While the three indexes that incorporate option selling (PUT, BXM and BXY) into their methodologies appear to have benefited from the fact that implied volatility usually has been higher than realized volatility, the CBOE S&P 500 95-110 Collar Index (CLL) has not had relatively strong risk-adjusted returns because of the fact that the CLL Index is both a buyer of (richly priced) put options and a seller of (richly priced) call options.

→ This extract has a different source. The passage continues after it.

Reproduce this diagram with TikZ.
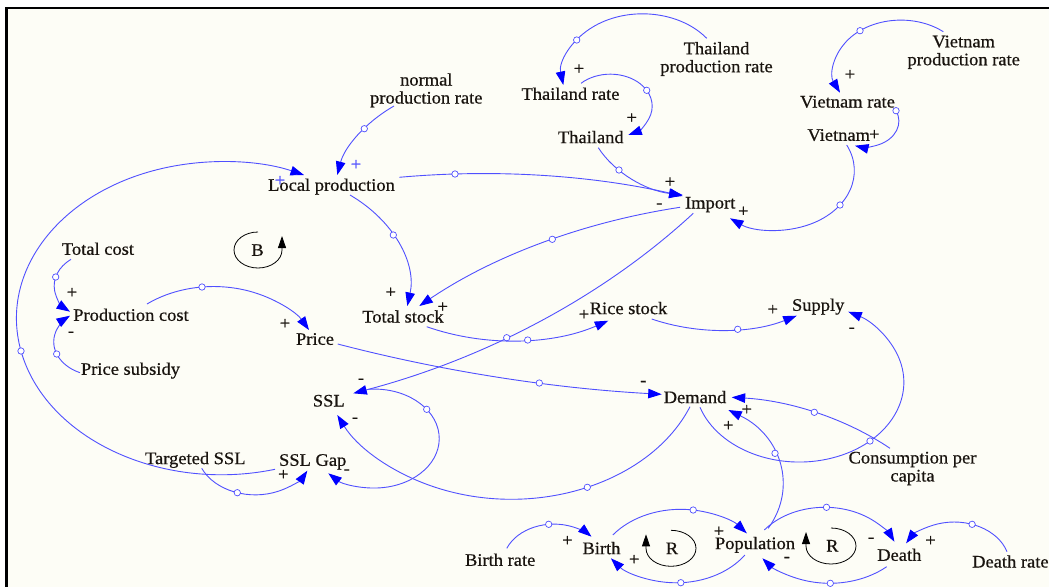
\documentclass[tikz,border=0pt]{standalone}
\usepackage{fontspec}
\setmainfont{Liberation Serif}[FakeStretch=1.05,FakeBold=0.6]
\usetikzlibrary{calc,arrows.meta}
\definecolor{linkc}{RGB}{80,80,255}
\definecolor{arrowc}{RGB}{0,0,255}
\definecolor{txtc}{RGB}{25,20,15}
\definecolor{bgc}{RGB}{253,253,246}
\newcommand\lblfont{\fontsize{17.6pt}{18pt}\selectfont}
\makeatletter
\newcommand\vgetxy[3]{\pgfpointanchor{#1}{center}\edef#2{\strip@pt\pgf@x}\edef#3{\strip@pt\pgf@y}}
\makeatother
\def\vk{1.31}
% circular arc (in a frame stretched horizontally by \vk) through start, handle, end
\newcommand\vcalc[3]{%
  \path #1 coordinate (vA) #2 coordinate (vH) #3 coordinate (vB);
  \vgetxy{vA}\vXa\vYa\vgetxy{vH}\vXh\vYh\vgetxy{vB}\vXb\vYb
  \edef\vXa{\fpeval{(\vXa)/\vk}}%
  \edef\vXh{\fpeval{(\vXh)/\vk}}%
  \edef\vXb{\fpeval{(\vXb)/\vk}}%
  \edef\vD{\fpeval{2*((\vXa)*((\vYh)-(\vYb))+(\vXh)*((\vYb)-(\vYa))+(\vXb)*((\vYa)-(\vYh)))}}%
  \edef\vSa{\fpeval{(\vXa)^2+(\vYa)^2}}%
  \edef\vSh{\fpeval{(\vXh)^2+(\vYh)^2}}%
  \edef\vSb{\fpeval{(\vXb)^2+(\vYb)^2}}%
  \edef\vUx{\fpeval{((\vSa)*((\vYh)-(\vYb))+(\vSh)*((\vYb)-(\vYa))+(\vSb)*((\vYa)-(\vYh)))/(\vD)}}%
  \edef\vUy{\fpeval{((\vSa)*((\vXb)-(\vXh))+(\vSh)*((\vXa)-(\vXb))+(\vSb)*((\vXh)-(\vXa)))/(\vD)}}%
  \edef\vR{\fpeval{round(sqrt(((\vXa)-(\vUx))^2+((\vYa)-(\vUy))^2),3)}}%
  \edef\vRx{\fpeval{round((\vR)*\vk,3)}}%
  \edef\vAa{\fpeval{atand((\vYa)-(\vUy),(\vXa)-(\vUx))}}%
  \edef\vAb{\fpeval{atand((\vYb)-(\vUy),(\vXb)-(\vUx))}}%
  \edef\vCr{\fpeval{((\vXh)-(\vXa))*((\vYb)-(\vYa))-((\vYh)-(\vYa))*((\vXb)-(\vXa))}}%
  \edef\vDel{\fpeval{round(((\vCr)>0 ? (((\vAb)-(\vAa))-360*floor(((\vAb)-(\vAa))/360)) : (-(((\vAa)-(\vAb))-360*floor(((\vAa)-(\vAb))/360)))),3)}}%
  \edef\vAa{\fpeval{round(\vAa,3)}}%
}
\newcommand\vlinknc[3]{\vcalc{#1}{#2}{#3}%
  \draw[link] (vA) arc[start angle=\vAa, delta angle=\vDel, x radius=\vRx pt, y radius=\vR pt];}
\newcommand\vlink[3]{\vlinknc{#1}{#2}{#3}\filldraw[handlec] (vH) circle[radius=3.2pt];}
\tikzset{
  lbl/.style={text=txtc, inner sep=0pt, text height=11.6pt, text depth=0pt, font=\lblfont},
  lbltwo/.style={text=txtc, inner sep=0pt, align=center, font=\lblfont},
  pol/.style={text=txtc, inner sep=0pt, font=\lblfont},
  polb/.style={text=linkc, inner sep=0pt, font=\lblfont},
  link/.style={draw=linkc, line width=0.9pt, -{Triangle[length=13.5pt,width=9.5pt,color=arrowc]}},
  handlec/.style={draw=linkc, fill=white, line width=0.7pt},
  loopsym/.style={draw=black, line width=0.8pt, -{Triangle[length=12pt,width=8pt,color=black]}}
}
\begin{document}
\begin{tikzpicture}[x=1pt,y=-1pt]
\useasboundingbox (0,0) rectangle (1049,587);
\fill[white] (0,0) rectangle (1049,587);
\fill[bgc] (6,8) rectangle (1049,587);
\draw[black, line width=2pt] (5,8) -- (1049,8);
\draw[black, line width=3pt] (6.5,7) -- (6.5,587);

% variables
\node[lbltwo] (npr) at (426.3,90.3) {normal\\production rate};
\node[lbltwo] (tpr) at (716.5,59) {Thailand\\production rate};
\node[lbltwo] (vpr) at (963.7,52.3) {Vietnam\\production rate};
\node[lbltwo] (cpc) at (912.5,468.5) {Consumption per\\capita};
\node[lbl] (lp) at (331.5,185) {Local production};
\node[lbl] (imp) at (710.2,202.7) {Import};
\node[lbl] (trate) at (570.5,94) {Thailand rate};
\node[lbl] (thai) at (590.8,137.3) {Thailand};
\node[lbl] (vrate) at (847.5,101.7) {Vietnam rate};
\node[lbl] (viet) at (838.7,135) {Vietnam};
\node[lbl] (tcost) at (98,249) {Total cost};
\node[lbl] (pcost) at (131,315) {Production cost};
\node[lbl] (price) at (315,339) {Price};
\node[lbl] (psub) at (130.5,369) {Price subsidy};
\node[lbl] (tstock) at (403,316.7) {Total stock};
\node[lbl] (rstock) at (628.5,308.3) {Rice stock};
\node[lbl] (supply) at (818.2,305) {Supply};
\node[lbl] (demand) at (695,397.3) {Demand};
\node[lbl] (ssl) at (328.8,400.7) {SSL};
\node[lbl] (tssl) at (195.3,458.3) {Targeted SSL};
\node[lbl] (gap) at (312.7,460) {SSL Gap};
\node[lbl] (brate) at (500.2,560) {Birth rate};
\node[lbl] (birth) at (601.5,548.3) {Birth};
\node[lbl] (pop) at (755,543.3) {Population};
\node[lbl] (death) at (899.3,555) {Death};
\node[lbl] (drate) at (1010.4,561.7) {Death rate};

% loop symbols
\node[lbl] (loopB) at (257.5,250) {B};
\node[lbl] (loopR1) at (672,548.3) {R};
\node[lbl] (loopR2) at (832.3,545.7) {R};
\draw[loopsym] (258,232) arc[start angle=90, end angle=360, x radius=24pt, y radius=18pt] -- ++(0,-14);
\draw[loopsym] (671,530.3) arc[start angle=90, end angle=-180, x radius=25pt, y radius=18pt] -- ++(0,-14);
\draw[loopsym] (831,528) arc[start angle=90, end angle=-180, x radius=25pt, y radius=18pt] -- ++(0,-14);

% links
\vlink{($(npr)+(-32.3,15.7)$)}{(364.3,128.7)}{($(lp)+(5.8,-10)$)}
\vlink{($(lp)+(67.8,-7.7)$)}{(455,174)}{($(imp)+(-27.5,-6.7)$)}
\vlink{($(thai)+(7.5,10.4)$)}{(619,170)}{($(imp)+(-27.5,-7.7)$)}
\vlink{($(trate)+(10.5,-10.7)$)}{(646.7,90.3)}{($(thai)+(37.5,-2.3)$)}
\vlink{($(tpr)+(-9.8,-20.7)$)}{(576.7,40)}{($(trate)+(-7.2,-9)$)}
\vlink{($(vpr)+(-20.4,-20.6)$)}{(860,30.7)}{($(vrate)+(-7.5,-9)$)}
\vlinknc{($(vrate)+(48.5,9)$)}{(898.5,125)}{($(viet)+(16.3,10.7)$)}
\filldraw[handlec] (vA) circle[radius=3.2pt];
\vlink{($(viet)+(8,10)$)}{(840,205)}{($(imp)+(19.8,15.6)$)}
\vlink{($(lp)+(18.5,10)$)}{(393.3,235)}{($(tstock)+(4.3,-10.7)$)}
\vlink{($(imp)+(-30.2,4.6)$)}{(552.3,239.3)}{($(tstock)+(16.3,-10.7)$)}
\vlink{($(imp)+(-16.9,10.6)$)}{(506.7,337.7)}{($(ssl)+(24.5,-7.4)$)}
\vlink{($(tstock)+(23.7,10)$)}{(527.7,340)}{($(rstock)+(-20.2,12.4)$)}
\vlink{($(rstock)+(23.2,10.7)$)}{(737.7,329.3)}{($(supply)+(-21.5,10.7)$)}
\vlink{($(demand)+(5,10)$)}{(870,441)}{($(supply)+(30.1,6.7)$)}
\vlink{($(cpc)+(-22.5,-20.2)$)}{(814.3,412.3)}{($(demand)+(36.7,0)$)}
\vlink{($(pop)+(13.2,-15)$)}{(775,453.3)}{($(demand)+(33.3,12.7)$)}
\vlink{($(price)+(22.7,5)$)}{(539.3,383)}{($(demand)+(-33.3,-3)$)}
\vlink{($(demand)+(-5,9.4)$)}{(587.3,487.3)}{($(ssl)+(8.5,14.3)$)}
\vlink{($(ssl)+(39.5,-11.4)$)}{(426.7,409.3)}{($(gap)+(15.6,13.3)$)}
\vlink{($(tssl)+(6.4,10)$)}{(237.3,492.7)}{($(gap)+(-5.4,10.7)$)}
\vlink{($(gap)+(-37.7,9.3)$)}{(21,351)}{($(lp)+(-27.5,-10)$)}
\vlink{($(tcost)+(-27,10.3)$)}{(55.7,277)}{($(pcost)+(-61,-3.3)$)}
\vlink{($(psub)+(-50.5,3.7)$)}{(56.7,354)}{($(pcost)+(-61,0.7)$)}
\vlink{($(pcost)+(16,-11)$)}{(202,287)}{($(price)+(-6,-9)$)}
\vlink{($(brate)+(6.6,-11.7)$)}{(548.7,524.3)}{($(birth)+(-10,-11.6)$)}
\vlink{($(birth)+(11.3,-13.3)$)}{(693.2,510)}{($(pop)+(-8.2,-10)$)}
\vlink{($(pop)+(-10.1,11.7)$)}{(680.8,582.7)}{($(birth)+(9.4,10)$)}
\vlink{($(pop)+(9.3,-13.3)$)}{(826.5,507.3)}{($(death)+(-4.9,-13.3)$)}
\vlink{($(death)+(-12.6,11.7)$)}{(830.3,583.3)}{($(pop)+(7.4,15)$)}
\vlink{($(drate)+(-3.4,-10)$)}{(972.1,524.3)}{($(death)+(6.8,-11.7)$)}

% polarities
\node[polb] (p1) at (356,165) {+};
\node[polb] (p2) at (280,181) {+};
\node[pol] (p3) at (670,182.3) {+};
\node[pol] (p4) at (631.7,118.3) {+};
\node[pol] (p5) at (579,69.3) {+};
\node[pol] (p6) at (850,75) {+};
\node[pol] (p7) at (874.3,135) {+};
\node[pol] (p8) at (743.3,211.7) {+};
\node[pol] (p9) at (659.3,205.7) {-};
\node[pol] (p10) at (390.7,292.7) {+};
\node[pol] (p11) at (442.7,307.3) {+};
\node[pol] (p12) at (361,381) {-};
\node[pol] (p13) at (584,315) {+};
\node[pol] (p14) at (772.7,310) {+};
\node[pol] (p15) at (851.7,330) {-};
\node[pol] (p16) at (746.7,410) {+};
\node[pol] (p17) at (728.3,426) {+};
\node[pol] (p18) at (643.3,383.3) {-};
\node[pol] (p19) at (355,420) {-};
\node[pol] (p20) at (346.7,471.7) {-};
\node[pol] (p21) at (283.3,475) {+};
\node[pol] (p22) at (72,293) {+};
\node[pol] (p23) at (71,334) {-};
\node[pol] (p24) at (285,324) {+};
\node[pol] (p25) at (567.4,541) {+};
\node[pol] (p26) at (718.9,531.7) {+};
\node[pol] (p27) at (634.2,560) {+};
\node[pol] (p28) at (871.1,540) {-};
\node[pol] (p29) at (786.8,559.3) {-};
\node[pol] (p30) at (930.5,541) {+};
\end{tikzpicture}
\end{document}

As interest rates for U.S. fixed income have declined, investors continue to search for instruments with higher yields. A yield-based strategy that has grown in popularity over the past decade is the "buy-write" strategy, in which an investor could buy securities and write (or sell) options on those securities. The most well-known benchmark for the buy-write strategy—the CBOE S&P 500 BuyWrite Index (BXM)—was announced in 2002. The BXM Index assumes that slightly out-of-the-money S&P 500 options are written on the third Friday of every month, and the average gross monthly yield for the BXM Index (using the premium received as a percentage of the underlying) has been about 1.8 percent. Figure 12 shows the rolling 12-month gross premiums for the BXM Index, and the rolling 12-month net returns for both the BXM Index and S&P 500 Index. In Figure 12, note that the BXM net return has been pretty close to the BXM gross premiums in times of steadily rising stock markets. However, in years in which the S&P 500 has experienced big drops (e.g., 2001 and 2008), the BXM net return was generally above that of the S&P 500, and far below the BXM gross premiums as a percentage of the underlying.